Anyone have ideas for this production newb?
 
at my old station we used to pitch all our songs before loading them in. ups the tempo and brightens it up a little bit. not sure if that's what he was talking about, but if done right, it can really help the tempo of the station.

rM
 
For oldies stations (Top 40 back in the day) pitching the music 1.5 % was common.

We did it at WMJI/Cleveland. All of the cd players were locked pitched to 1.5. In Raleigh, with Prophet, we had all songs for WTRG pitched up 1.5%.

Some people used to run all music thru compellors before carting or dubbing....but then that may negatively work against your processing. At WMJI ALL spots, imaging, etc were run through either UREI 1176LN's, or thru compellors.... or both.

ALL jingles went thru a compellor first.

This was all before DAW's. Everything was still on tape.

When dubbing songs.....find the peak. Set your pot, then dub. If there are low spots, so be it. Your on air processing should take care of it.

As for local spots... Hard limiting, either with a plug in or with an outboard processor, like a Aphex 320A compellor, isn't a bad idea as long as you know what you are doing.

Agency spots should be fine as most have been produced in a production house with some sort of post.
 
VODood said:
Agency spots should be fine as most have been produced in a production house with some sort of post.
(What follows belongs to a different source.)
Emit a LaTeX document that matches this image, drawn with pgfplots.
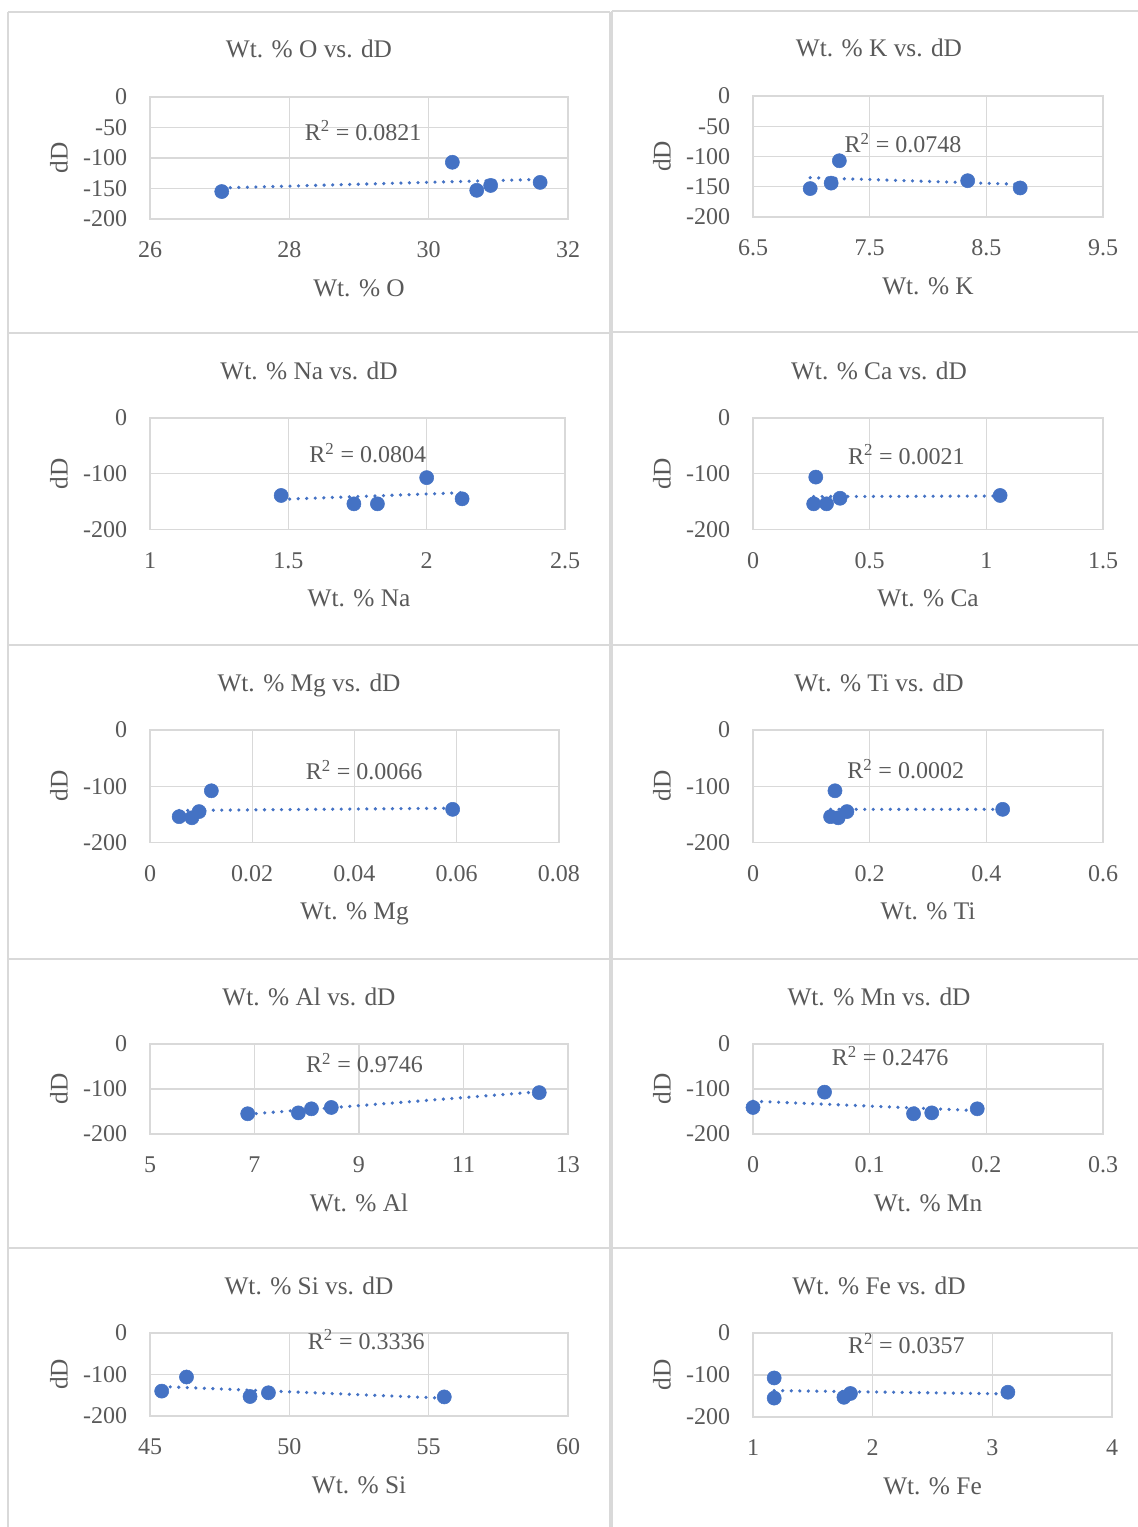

They should. I'm amazed at how many aren't even normalized. I came across an agency spot today that was apparently a donut, and the insert was only in one channel! I had to convert it to mono before I dubbed it in.

Sigh.

Sometimes I think I should start my own agency.
 
Another idea (which I prefer) is how WPST does it. Raise the tempo without changin' the pitch.
As a guy with perfect pitch, i am not a fan of the +2% (40 cents) or even the +25 cents that some stations imploi.